╭─ RECORDS TO USE
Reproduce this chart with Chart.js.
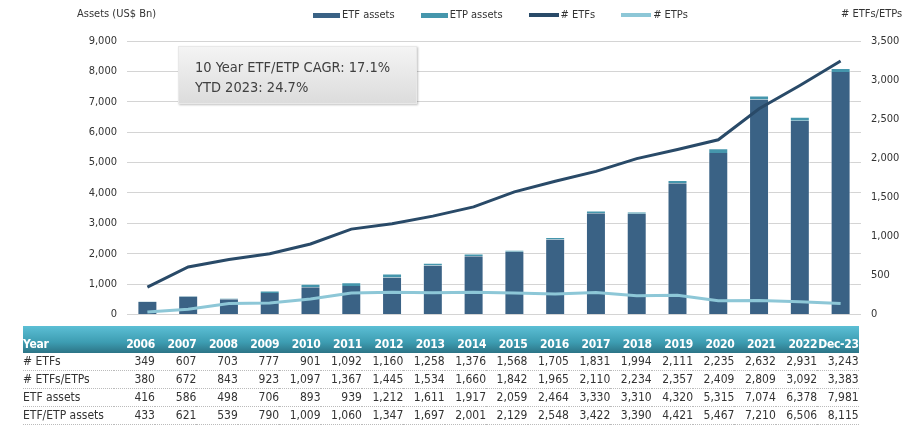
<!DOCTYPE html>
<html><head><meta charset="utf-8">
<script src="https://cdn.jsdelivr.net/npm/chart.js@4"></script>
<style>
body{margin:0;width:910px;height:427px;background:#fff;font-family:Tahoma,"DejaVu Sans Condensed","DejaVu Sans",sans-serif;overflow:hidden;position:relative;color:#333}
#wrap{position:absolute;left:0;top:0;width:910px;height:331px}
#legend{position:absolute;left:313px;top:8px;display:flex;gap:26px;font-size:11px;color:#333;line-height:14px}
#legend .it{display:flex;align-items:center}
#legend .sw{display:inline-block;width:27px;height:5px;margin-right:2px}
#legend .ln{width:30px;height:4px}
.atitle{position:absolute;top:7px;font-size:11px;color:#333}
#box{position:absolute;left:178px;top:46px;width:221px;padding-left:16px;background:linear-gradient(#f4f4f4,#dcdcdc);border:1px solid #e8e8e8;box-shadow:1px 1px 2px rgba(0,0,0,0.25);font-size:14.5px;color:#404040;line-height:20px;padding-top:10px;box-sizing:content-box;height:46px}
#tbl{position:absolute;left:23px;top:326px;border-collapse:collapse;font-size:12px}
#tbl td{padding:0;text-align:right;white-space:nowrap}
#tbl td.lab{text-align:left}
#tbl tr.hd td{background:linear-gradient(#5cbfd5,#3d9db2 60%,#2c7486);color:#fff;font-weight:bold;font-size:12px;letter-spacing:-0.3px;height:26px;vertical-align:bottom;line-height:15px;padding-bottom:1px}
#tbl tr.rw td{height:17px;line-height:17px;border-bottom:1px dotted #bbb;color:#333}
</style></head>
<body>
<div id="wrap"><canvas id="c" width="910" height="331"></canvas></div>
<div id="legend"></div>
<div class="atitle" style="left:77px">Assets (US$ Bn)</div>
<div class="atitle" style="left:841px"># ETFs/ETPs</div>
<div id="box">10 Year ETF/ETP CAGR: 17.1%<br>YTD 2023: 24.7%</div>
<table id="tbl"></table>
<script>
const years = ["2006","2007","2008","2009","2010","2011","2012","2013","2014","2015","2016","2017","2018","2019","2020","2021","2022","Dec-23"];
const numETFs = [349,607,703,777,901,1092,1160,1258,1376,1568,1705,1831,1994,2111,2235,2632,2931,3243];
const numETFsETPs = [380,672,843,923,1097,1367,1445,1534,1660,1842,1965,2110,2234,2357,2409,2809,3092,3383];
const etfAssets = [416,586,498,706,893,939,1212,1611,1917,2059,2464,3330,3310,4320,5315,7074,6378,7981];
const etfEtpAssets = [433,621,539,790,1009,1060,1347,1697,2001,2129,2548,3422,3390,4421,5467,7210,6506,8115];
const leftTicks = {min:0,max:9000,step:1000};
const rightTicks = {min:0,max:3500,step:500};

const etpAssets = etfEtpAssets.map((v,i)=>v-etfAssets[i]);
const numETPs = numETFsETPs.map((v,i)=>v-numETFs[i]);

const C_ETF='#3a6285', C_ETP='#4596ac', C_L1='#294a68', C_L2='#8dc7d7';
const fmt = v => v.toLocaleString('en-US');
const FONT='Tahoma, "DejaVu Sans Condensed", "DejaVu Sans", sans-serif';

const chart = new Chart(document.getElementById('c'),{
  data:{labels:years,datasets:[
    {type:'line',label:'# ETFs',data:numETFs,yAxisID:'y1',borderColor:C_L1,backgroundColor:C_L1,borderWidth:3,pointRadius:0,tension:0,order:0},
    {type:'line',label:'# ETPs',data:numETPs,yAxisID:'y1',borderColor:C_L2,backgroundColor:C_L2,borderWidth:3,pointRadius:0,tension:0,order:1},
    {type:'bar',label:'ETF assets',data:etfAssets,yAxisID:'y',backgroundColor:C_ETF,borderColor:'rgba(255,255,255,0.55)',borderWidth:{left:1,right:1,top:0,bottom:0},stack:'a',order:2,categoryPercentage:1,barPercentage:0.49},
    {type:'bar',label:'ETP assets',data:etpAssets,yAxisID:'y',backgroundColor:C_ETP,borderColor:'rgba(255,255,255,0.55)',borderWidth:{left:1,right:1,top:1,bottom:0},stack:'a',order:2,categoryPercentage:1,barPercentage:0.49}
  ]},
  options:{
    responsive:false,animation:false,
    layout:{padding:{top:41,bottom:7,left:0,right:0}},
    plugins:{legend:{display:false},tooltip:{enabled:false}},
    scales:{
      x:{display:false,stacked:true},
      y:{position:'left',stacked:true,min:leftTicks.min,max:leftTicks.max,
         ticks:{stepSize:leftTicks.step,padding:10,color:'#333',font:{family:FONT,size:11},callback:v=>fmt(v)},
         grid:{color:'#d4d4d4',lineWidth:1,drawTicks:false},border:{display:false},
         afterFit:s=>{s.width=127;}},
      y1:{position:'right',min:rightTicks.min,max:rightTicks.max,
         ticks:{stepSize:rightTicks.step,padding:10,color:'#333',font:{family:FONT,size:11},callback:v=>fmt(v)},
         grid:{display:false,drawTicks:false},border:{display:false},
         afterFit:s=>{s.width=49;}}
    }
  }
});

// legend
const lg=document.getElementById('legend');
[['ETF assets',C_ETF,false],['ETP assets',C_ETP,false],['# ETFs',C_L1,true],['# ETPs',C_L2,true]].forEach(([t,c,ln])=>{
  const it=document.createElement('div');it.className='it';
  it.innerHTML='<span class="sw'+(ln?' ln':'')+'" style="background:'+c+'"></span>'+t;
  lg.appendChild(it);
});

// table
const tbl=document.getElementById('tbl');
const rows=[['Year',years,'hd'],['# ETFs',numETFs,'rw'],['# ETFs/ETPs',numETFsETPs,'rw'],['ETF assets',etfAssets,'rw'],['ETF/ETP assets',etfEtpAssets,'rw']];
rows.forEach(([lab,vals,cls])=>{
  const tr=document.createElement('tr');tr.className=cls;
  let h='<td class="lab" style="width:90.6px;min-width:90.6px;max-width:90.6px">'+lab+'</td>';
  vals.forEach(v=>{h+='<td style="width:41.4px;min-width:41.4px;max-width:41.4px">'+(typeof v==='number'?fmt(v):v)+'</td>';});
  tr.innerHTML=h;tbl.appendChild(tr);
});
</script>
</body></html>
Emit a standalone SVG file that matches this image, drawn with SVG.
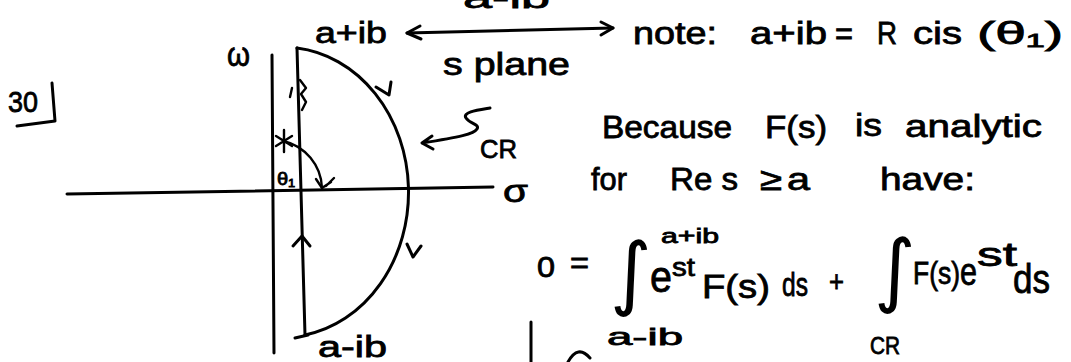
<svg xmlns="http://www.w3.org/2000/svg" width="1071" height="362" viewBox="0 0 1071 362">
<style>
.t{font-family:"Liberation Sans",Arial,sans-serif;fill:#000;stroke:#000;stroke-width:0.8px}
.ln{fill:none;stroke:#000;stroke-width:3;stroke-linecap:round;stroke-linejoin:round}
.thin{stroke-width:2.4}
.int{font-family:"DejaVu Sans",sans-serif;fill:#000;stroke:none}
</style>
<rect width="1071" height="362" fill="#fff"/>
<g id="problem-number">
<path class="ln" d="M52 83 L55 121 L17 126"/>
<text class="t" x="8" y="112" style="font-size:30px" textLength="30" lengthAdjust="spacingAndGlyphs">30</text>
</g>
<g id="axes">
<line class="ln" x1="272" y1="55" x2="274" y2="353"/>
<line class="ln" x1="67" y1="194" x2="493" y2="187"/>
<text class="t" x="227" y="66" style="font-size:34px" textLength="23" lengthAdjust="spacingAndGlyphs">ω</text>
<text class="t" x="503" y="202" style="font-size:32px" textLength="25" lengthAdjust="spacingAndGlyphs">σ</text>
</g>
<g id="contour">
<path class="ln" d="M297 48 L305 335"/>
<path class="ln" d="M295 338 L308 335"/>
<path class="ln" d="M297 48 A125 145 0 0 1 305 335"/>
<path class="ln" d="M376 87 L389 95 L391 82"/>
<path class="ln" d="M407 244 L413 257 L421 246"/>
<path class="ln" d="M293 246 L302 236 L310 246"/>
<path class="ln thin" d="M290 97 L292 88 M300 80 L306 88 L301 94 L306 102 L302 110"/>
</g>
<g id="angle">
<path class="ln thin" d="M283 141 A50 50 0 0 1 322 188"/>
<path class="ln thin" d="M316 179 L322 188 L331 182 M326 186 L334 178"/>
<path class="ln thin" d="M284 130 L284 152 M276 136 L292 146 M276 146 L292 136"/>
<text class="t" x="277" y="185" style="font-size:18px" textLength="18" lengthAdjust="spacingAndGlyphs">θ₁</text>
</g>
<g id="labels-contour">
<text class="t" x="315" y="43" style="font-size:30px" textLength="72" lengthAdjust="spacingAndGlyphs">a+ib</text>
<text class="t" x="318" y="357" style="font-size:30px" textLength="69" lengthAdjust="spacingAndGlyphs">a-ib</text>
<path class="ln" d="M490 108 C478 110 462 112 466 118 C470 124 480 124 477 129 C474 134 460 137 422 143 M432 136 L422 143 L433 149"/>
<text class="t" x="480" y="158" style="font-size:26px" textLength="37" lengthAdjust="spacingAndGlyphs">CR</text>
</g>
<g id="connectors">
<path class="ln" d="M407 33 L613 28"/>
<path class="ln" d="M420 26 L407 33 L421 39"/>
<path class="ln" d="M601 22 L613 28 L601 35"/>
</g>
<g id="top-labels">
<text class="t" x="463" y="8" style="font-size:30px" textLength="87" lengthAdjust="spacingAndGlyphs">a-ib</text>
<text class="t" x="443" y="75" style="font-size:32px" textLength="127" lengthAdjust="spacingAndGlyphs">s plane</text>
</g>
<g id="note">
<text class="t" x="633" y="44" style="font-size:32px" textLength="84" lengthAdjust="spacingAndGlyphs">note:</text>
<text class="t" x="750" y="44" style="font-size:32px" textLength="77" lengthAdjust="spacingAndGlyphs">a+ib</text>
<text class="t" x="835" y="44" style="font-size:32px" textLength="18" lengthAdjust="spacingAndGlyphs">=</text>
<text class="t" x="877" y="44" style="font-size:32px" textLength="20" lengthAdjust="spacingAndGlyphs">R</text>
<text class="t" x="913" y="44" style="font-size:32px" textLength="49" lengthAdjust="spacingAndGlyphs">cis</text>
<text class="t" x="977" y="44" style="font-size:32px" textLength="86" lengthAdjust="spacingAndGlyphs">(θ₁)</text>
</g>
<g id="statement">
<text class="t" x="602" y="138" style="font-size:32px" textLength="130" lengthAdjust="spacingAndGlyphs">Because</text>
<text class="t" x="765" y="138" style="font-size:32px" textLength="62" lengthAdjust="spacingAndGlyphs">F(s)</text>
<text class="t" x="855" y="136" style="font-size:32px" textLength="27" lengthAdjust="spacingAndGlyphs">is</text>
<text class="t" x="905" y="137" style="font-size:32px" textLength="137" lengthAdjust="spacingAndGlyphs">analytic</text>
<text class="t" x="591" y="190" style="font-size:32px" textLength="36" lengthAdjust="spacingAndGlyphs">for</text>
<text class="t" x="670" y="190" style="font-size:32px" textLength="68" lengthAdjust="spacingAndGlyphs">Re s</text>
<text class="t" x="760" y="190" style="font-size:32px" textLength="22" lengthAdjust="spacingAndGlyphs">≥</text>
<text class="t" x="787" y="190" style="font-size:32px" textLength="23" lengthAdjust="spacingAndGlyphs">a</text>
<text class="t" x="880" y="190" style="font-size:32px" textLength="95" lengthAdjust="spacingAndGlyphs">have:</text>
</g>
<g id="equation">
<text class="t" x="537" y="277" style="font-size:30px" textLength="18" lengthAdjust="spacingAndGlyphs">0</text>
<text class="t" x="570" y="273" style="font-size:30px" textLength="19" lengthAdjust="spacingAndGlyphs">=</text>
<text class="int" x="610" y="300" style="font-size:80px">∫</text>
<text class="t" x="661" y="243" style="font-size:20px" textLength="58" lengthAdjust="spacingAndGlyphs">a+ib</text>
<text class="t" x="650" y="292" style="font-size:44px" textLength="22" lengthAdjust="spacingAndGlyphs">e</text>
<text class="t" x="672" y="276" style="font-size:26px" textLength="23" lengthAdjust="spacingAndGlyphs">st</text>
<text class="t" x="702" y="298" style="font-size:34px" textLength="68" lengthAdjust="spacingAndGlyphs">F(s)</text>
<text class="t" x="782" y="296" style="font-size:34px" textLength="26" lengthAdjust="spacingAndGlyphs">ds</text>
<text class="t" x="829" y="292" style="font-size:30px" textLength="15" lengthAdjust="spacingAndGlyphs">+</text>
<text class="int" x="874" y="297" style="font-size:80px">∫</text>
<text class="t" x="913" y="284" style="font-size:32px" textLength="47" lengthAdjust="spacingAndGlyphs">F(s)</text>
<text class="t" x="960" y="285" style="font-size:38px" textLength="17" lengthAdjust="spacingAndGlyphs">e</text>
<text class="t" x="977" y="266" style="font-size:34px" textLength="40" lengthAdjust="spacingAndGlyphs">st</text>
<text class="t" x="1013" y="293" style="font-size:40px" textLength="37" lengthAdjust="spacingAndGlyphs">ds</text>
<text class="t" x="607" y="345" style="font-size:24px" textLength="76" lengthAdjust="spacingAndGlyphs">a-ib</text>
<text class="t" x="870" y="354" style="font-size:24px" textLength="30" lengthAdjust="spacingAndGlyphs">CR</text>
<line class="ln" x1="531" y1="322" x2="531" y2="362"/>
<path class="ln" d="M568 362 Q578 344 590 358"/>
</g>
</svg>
╰─
╭─ RECORDS TO USE
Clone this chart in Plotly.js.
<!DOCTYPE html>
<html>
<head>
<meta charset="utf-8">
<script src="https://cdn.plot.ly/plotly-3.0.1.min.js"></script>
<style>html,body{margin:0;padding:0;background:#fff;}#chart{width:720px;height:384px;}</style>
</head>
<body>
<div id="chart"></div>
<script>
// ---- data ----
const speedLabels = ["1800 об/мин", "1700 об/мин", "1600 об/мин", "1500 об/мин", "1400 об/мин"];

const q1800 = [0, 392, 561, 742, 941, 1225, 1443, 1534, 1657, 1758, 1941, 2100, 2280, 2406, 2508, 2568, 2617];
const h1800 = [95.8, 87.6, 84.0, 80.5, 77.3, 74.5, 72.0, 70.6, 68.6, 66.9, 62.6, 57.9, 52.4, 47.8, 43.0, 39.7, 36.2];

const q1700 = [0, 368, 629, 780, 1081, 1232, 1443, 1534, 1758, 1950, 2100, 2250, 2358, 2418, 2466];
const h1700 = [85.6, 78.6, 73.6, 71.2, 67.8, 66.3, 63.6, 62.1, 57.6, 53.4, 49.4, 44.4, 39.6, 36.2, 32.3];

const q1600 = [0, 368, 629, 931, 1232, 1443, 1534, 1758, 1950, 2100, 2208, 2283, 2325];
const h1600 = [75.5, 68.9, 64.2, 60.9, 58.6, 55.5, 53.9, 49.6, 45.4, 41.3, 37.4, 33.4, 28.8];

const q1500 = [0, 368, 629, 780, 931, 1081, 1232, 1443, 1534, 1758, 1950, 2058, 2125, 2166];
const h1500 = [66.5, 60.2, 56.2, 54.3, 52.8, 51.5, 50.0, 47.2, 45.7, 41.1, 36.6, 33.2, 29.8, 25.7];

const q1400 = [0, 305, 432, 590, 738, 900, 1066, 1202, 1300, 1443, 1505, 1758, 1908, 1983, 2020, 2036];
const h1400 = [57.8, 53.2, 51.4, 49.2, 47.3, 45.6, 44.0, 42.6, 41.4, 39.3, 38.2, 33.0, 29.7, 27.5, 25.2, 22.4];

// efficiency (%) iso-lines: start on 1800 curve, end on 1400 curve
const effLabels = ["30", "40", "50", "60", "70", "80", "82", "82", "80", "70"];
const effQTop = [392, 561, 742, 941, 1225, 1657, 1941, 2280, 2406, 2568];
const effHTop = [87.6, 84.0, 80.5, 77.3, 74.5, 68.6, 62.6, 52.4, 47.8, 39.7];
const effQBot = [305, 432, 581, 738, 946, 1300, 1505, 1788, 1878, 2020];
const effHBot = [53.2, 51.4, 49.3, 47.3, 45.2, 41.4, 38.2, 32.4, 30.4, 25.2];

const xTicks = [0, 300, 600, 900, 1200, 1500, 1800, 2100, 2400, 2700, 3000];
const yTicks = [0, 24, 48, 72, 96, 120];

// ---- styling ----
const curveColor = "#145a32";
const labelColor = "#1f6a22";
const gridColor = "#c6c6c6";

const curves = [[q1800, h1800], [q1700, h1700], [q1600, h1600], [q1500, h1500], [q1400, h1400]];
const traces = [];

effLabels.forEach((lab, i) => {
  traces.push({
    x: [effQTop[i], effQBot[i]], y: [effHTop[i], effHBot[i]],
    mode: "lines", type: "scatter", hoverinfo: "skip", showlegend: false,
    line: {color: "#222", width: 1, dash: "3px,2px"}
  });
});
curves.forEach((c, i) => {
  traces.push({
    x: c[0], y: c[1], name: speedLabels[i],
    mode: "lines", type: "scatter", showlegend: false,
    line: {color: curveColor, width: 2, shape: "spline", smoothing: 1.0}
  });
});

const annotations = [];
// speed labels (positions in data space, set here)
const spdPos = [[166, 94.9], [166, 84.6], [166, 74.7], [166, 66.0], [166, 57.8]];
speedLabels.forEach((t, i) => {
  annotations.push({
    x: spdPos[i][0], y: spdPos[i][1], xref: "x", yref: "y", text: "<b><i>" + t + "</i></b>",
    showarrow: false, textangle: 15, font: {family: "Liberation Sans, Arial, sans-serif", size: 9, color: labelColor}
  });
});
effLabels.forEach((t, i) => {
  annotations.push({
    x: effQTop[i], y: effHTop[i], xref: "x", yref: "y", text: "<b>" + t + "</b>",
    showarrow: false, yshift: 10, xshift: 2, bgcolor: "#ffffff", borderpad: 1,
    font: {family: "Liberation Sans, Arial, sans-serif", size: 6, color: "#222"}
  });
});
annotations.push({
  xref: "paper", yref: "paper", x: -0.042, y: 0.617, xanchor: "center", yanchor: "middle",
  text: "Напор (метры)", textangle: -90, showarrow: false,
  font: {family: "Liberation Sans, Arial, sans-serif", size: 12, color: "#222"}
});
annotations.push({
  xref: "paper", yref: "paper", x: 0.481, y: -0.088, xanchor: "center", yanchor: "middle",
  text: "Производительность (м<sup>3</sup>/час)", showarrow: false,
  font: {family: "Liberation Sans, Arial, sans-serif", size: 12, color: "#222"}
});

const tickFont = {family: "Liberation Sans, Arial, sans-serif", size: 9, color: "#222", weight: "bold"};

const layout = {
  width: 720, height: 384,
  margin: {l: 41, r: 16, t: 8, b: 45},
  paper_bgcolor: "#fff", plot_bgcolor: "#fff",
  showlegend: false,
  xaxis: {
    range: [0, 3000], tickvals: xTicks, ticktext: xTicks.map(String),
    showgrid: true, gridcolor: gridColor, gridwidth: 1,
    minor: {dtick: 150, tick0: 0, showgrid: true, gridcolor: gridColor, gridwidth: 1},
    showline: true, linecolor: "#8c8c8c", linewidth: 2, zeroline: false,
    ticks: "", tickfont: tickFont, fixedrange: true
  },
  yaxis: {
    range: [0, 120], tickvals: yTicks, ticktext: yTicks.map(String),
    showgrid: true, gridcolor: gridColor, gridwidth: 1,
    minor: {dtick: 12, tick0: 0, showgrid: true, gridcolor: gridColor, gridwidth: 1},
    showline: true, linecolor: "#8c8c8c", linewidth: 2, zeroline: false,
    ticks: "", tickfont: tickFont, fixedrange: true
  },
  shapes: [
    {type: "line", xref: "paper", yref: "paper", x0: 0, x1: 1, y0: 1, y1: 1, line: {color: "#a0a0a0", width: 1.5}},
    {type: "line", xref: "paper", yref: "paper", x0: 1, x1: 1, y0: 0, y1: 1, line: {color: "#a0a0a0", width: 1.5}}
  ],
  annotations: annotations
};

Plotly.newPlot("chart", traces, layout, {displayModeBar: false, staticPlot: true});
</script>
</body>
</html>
╰─
### DO THIS
Retype only this portion of the data above: the line containing "Clone this chart in Plotly.js.", the line containing "27.5, 25.2, 22.4];", and all lines between them, exactly.

### WRITTEN ANSWER
Clone this chart in Plotly.js.
<!DOCTYPE html>
<html>
<head>
<meta charset="utf-8">
<script src="https://cdn.plot.ly/plotly-3.0.1.min.js"></script>
<style>html,body{margin:0;padding:0;background:#fff;}#chart{width:720px;height:384px;}</style>
</head>
<body>
<div id="chart"></div>
<script>
// ---- data ----
const speedLabels = ["1800 об/мин", "1700 об/мин", "1600 об/мин", "1500 об/мин", "1400 об/мин"];

const q1800 = [0, 392, 561, 742, 941, 1225, 1443, 1534, 1657, 1758, 1941, 2100, 2280, 2406, 2508, 2568, 2617];
const h1800 = [95.8, 87.6, 84.0, 80.5, 77.3, 74.5, 72.0, 70.6, 68.6, 66.9, 62.6, 57.9, 52.4, 47.8, 43.0, 39.7, 36.2];

const q1700 = [0, 368, 629, 780, 1081, 1232, 1443, 1534, 1758, 1950, 2100, 2250, 2358, 2418, 2466];
const h1700 = [85.6, 78.6, 73.6, 71.2, 67.8, 66.3, 63.6, 62.1, 57.6, 53.4, 49.4, 44.4, 39.6, 36.2, 32.3];

const q1600 = [0, 368, 629, 931, 1232, 1443, 1534, 1758, 1950, 2100, 2208, 2283, 2325];
const h1600 = [75.5, 68.9, 64.2, 60.9, 58.6, 55.5, 53.9, 49.6, 45.4, 41.3, 37.4, 33.4, 28.8];

const q1500 = [0, 368, 629, 780, 931, 1081, 1232, 1443, 1534, 1758, 1950, 2058, 2125, 2166];
const h1500 = [66.5, 60.2, 56.2, 54.3, 52.8, 51.5, 50.0, 47.2, 45.7, 41.1, 36.6, 33.2, 29.8, 25.7];

const q1400 = [0, 305, 432, 590, 738, 900, 1066, 1202, 1300, 1443, 1505, 1758, 1908, 1983, 2020, 2036];
const h1400 = [57.8, 53.2, 51.4, 49.2, 47.3, 45.6, 44.0, 42.6, 41.4, 39.3, 38.2, 33.0, 29.7, 27.5, 25.2, 22.4];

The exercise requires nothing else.